Kai-Fu Lee Rips into "Ignorance and Deception" of Short Sellers Citron

One of China’s top tech luminaries, Kai-Fu Lee, has ripped into the short sellers Citron Research - branding their methodology “despicable” - after Citron released a new report about the Chinese web portal Sohu (NASDAQ:SOHU - News) and its Sogou search engine. Mr Lee, the former president of Google China and now the CEO of incubator Innovation Works, condemns the repeated short-selling of US-listed China stocks as “already questionable” before then pointing out the many factual errors - the “ignorance and deception;” the “holes and lies” - in the latest Citron post.

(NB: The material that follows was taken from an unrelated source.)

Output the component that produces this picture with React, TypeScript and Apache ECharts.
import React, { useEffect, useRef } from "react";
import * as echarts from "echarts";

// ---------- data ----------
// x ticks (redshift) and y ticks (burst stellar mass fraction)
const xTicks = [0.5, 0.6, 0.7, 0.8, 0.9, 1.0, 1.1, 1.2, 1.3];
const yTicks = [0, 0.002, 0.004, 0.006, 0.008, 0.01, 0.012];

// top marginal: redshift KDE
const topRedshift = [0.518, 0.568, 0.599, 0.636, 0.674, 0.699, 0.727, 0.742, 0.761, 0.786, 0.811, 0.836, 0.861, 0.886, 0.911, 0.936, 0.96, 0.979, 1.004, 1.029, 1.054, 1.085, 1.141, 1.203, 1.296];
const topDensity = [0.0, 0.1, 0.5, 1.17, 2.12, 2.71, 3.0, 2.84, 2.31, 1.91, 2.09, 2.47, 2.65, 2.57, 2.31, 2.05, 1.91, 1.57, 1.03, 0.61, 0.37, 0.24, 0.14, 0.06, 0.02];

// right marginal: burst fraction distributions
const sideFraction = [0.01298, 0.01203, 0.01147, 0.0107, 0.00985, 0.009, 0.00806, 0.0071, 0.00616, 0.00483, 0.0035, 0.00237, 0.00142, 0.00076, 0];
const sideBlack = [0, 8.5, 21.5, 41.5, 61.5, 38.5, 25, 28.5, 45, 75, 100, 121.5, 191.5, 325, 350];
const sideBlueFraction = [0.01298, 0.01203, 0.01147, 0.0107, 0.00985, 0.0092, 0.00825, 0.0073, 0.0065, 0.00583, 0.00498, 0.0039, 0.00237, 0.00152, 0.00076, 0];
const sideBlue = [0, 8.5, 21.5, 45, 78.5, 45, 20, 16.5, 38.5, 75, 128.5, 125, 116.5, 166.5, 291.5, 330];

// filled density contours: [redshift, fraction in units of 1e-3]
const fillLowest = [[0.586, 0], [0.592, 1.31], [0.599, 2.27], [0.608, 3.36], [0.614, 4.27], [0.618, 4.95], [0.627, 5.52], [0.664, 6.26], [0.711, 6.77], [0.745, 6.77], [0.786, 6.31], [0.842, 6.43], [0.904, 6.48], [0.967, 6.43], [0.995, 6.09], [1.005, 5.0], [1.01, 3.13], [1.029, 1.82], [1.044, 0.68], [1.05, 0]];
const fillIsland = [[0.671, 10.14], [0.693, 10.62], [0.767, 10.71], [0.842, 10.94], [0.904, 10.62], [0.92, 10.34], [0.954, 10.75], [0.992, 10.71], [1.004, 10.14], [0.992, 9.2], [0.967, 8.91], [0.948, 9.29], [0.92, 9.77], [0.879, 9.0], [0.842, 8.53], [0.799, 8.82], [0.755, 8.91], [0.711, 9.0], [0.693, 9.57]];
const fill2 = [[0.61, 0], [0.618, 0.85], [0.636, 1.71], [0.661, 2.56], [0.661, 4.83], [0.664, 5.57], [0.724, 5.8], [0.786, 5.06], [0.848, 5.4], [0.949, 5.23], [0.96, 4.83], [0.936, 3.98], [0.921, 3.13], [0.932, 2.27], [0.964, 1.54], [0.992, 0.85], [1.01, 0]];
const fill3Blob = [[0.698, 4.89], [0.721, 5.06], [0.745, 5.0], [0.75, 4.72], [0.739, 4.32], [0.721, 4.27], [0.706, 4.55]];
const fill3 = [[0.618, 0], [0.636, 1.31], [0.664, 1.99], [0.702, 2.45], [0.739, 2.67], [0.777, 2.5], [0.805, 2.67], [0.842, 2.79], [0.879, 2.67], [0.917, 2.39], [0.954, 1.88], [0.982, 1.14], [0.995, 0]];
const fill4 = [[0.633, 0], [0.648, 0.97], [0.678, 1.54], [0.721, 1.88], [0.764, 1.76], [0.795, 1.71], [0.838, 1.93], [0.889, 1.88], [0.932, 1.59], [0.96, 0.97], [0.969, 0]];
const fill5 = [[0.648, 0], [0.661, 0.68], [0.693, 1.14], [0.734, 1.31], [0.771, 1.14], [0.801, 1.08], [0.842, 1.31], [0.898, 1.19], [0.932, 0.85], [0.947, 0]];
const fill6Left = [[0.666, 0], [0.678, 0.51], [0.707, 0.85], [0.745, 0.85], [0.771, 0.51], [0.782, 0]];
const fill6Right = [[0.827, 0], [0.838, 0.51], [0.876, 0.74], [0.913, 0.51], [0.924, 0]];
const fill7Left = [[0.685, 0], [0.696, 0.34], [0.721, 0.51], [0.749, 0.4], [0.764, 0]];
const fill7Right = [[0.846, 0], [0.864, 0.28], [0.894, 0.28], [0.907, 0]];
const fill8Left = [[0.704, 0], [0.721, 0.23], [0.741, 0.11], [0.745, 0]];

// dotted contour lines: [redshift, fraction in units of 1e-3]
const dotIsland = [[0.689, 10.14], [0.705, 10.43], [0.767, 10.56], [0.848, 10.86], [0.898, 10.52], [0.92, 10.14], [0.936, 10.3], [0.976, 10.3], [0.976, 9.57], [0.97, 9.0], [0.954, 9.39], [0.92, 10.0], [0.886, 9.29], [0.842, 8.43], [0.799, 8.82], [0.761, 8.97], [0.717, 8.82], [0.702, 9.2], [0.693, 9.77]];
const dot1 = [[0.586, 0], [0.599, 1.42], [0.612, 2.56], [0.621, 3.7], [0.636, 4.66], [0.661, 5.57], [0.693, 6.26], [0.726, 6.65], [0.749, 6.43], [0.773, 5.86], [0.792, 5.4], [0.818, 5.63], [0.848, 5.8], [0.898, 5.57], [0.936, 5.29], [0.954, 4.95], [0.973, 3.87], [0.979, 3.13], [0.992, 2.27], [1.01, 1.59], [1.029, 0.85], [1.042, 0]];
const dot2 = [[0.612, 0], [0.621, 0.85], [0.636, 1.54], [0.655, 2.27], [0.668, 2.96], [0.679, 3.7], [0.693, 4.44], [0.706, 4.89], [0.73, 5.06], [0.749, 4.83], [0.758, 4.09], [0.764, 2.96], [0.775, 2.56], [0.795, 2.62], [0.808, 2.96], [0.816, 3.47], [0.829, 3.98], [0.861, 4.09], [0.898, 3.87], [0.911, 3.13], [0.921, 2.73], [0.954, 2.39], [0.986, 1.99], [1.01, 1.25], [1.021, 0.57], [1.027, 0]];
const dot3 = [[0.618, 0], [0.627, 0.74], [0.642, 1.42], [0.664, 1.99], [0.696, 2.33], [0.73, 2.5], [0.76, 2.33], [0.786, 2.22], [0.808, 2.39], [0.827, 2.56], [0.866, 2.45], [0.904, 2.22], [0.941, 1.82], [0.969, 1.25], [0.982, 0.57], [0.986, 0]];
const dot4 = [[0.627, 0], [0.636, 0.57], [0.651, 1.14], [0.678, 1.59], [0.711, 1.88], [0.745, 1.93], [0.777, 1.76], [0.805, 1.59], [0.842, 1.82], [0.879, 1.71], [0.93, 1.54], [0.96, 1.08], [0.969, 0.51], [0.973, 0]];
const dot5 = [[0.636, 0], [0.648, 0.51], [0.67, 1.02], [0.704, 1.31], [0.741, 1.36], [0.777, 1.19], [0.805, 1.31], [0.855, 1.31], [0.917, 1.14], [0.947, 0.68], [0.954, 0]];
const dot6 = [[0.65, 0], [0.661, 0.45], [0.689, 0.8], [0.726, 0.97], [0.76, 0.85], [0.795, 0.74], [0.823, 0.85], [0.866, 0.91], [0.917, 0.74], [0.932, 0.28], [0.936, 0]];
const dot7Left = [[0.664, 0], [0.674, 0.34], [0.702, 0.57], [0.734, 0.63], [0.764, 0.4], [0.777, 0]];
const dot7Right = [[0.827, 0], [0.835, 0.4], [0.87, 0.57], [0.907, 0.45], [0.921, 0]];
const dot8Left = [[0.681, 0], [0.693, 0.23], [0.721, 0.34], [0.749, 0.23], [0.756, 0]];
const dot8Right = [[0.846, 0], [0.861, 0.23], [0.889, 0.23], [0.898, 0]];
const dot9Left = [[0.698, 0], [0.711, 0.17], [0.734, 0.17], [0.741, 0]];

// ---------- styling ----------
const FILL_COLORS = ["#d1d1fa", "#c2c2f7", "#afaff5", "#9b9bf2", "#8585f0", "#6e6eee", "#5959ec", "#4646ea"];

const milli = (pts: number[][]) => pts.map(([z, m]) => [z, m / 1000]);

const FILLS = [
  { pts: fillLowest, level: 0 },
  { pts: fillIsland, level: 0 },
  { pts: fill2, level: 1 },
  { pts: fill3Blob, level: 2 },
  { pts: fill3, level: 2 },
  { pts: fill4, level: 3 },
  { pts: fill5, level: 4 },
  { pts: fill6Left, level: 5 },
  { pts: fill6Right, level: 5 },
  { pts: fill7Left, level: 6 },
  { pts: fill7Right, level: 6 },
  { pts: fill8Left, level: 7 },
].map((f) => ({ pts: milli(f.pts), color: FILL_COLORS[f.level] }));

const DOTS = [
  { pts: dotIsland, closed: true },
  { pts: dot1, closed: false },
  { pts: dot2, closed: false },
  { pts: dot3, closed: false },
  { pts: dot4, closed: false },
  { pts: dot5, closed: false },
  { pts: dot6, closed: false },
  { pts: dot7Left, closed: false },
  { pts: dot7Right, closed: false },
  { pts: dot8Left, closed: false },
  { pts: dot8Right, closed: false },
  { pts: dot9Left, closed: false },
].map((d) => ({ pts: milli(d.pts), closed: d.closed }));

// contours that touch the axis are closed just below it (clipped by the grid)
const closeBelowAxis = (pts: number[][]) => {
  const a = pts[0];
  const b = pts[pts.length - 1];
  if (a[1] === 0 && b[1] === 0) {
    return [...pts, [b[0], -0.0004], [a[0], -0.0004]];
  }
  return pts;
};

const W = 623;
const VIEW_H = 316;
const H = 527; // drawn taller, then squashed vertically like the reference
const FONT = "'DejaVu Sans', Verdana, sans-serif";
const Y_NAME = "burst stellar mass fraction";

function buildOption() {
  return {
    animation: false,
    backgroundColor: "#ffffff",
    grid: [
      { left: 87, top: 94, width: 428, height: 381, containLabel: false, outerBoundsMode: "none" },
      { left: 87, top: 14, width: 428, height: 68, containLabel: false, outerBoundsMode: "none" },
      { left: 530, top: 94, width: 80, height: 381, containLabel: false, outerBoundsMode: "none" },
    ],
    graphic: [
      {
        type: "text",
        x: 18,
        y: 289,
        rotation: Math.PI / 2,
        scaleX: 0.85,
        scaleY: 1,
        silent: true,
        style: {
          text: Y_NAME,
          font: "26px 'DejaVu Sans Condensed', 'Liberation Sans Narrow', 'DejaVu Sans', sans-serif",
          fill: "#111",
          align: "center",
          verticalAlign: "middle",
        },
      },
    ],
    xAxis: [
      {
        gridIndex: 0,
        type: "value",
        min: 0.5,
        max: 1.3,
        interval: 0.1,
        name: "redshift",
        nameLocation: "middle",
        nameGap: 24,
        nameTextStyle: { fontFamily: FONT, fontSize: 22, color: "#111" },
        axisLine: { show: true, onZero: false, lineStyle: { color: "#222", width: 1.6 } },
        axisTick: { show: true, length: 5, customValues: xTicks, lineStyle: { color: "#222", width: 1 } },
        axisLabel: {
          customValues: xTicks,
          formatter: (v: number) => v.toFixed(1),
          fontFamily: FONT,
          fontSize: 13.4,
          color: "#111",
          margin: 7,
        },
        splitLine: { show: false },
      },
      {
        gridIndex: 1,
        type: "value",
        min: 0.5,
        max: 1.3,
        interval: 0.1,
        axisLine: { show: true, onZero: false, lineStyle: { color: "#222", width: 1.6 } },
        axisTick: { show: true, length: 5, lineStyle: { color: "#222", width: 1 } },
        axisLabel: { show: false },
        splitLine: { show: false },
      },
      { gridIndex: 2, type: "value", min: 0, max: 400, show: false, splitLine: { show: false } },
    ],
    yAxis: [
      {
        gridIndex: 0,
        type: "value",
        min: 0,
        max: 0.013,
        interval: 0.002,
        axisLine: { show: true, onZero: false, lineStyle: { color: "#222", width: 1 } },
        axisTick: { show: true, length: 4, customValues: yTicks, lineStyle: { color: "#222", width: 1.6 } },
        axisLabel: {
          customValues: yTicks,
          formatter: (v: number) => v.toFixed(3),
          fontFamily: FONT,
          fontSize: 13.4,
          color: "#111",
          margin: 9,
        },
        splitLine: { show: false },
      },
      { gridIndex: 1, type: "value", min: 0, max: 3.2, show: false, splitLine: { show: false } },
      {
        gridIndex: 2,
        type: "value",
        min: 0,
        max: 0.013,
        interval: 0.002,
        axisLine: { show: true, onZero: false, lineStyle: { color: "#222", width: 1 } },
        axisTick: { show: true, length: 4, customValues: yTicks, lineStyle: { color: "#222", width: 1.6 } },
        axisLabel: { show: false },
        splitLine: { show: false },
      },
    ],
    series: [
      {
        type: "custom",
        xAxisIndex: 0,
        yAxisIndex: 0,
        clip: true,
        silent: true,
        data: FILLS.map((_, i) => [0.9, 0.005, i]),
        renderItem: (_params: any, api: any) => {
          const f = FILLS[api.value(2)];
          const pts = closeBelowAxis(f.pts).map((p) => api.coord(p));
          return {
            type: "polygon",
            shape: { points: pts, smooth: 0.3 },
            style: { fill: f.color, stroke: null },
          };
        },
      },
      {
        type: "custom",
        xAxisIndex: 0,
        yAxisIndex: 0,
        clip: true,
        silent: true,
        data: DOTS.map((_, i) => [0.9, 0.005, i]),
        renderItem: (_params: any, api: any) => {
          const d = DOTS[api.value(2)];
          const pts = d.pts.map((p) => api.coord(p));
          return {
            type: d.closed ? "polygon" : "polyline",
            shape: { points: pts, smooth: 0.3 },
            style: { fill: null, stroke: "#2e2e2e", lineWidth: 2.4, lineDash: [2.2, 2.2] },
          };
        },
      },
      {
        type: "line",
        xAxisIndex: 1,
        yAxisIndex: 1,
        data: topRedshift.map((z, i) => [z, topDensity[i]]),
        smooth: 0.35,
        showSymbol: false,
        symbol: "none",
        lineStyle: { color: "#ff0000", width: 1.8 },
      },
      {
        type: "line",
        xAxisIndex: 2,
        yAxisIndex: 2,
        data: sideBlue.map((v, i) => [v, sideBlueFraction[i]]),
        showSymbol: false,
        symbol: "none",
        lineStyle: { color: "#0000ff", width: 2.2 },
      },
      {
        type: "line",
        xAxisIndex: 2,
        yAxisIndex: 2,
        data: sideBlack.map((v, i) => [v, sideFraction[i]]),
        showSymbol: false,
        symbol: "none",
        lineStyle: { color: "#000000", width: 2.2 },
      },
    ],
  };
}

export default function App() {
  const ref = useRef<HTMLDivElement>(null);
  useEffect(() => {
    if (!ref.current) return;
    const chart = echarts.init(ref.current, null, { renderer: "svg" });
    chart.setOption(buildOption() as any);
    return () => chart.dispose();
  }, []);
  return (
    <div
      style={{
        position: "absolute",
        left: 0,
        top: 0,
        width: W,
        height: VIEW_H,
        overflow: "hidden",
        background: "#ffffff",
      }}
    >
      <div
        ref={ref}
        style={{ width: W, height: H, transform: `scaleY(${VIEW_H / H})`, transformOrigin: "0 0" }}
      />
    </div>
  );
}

Kai-Fu Lee, in his first post on XueQiu, singles out “how these short sellers take advantage of the information asymmetry between China and the US,” making false likenesses and providing other bits of vague information that it can be tough for US investors to research and verify. His post is written in English, not Chinese, and is presumably aimed at such overseas investors.

In the past, Citron has attacked Qihoo (NYSE:QIHU - News) in particular, saying that the software maker - which launched a search engine recently - is over-valued. But now Citron is doing the opposite, and singing the praises of Sohu in the light of Qihoo’s entry into the search market. In a new report, Citron says that Sohu is “worth more than 50 percent or more” [sic] of its current market value. By Mr. Lee’s implication, Citron is just trying to offload some Sohu stock that it might’ve bought earlier, since such firms have no ethical code about not investing in stocks that they post about.

The most amusing part of Kai-Fu Lee’s post is, I reckon, the graphic below, in which he has corrected six pretty serious errors made in Citron’s new report in the space of just a few paragraphs:

Mr. Lee is entirely correct in his amendments, and we’re also flabbergasted as to how Citron seems to have confused the Sogou IME app (for, in this case, typing Chinese characters by inputting pinyin) with the Sogou.com search engine in describing the latter as “a ‘pinyin’ search engine.” That’s a completely non-sensical phrase. Lee quips: “It’s like saying Google’s search methodology is based on the QWERTY keyboard.”

In the past, I think I've reported on every single Citron attack on Qihoo. But I have essentially defended Qihoo from Citron, feeling that the short sellers don't understand Qihoo and how it can generate revenue from something so old-fashioned as Hao.360.cn, its page full of paid links. Yes, that model failed in the US already, but it can work here in China where millions of new people come online each day. They need an AOL-style portal of links. I don't use it, and Citron thinks it sucks; but the point is that that doesn't mean it's not profitable. And so I applaud a high-level attack like this on Citron and others of its ilk, such as Muddy Waters.

The rest is a comedy of errors by Citron and it’s worth reading the post in full. In a section called “Citron distorts data and compares apples to oranges,” the former Google China head tackles Citron’s attempts to compare Qihoo in an unfavorable light next to Sohu whilst omitting more crucial figures for revenue growth or five-year EPS growth estimates. Lee laments:

But as any investment novice would question: What about revenue growth and earnings growth for current year and next five years? Growth high-tech stock prices are much more driven by these growth numbers than the numbers Citron chose to cite. […] it is clear that Citron picks ‘convenient’ numbers even if they are of minimal value, and that Citron obscures ‘inconvenient’ numbers, even if they are of critical importance.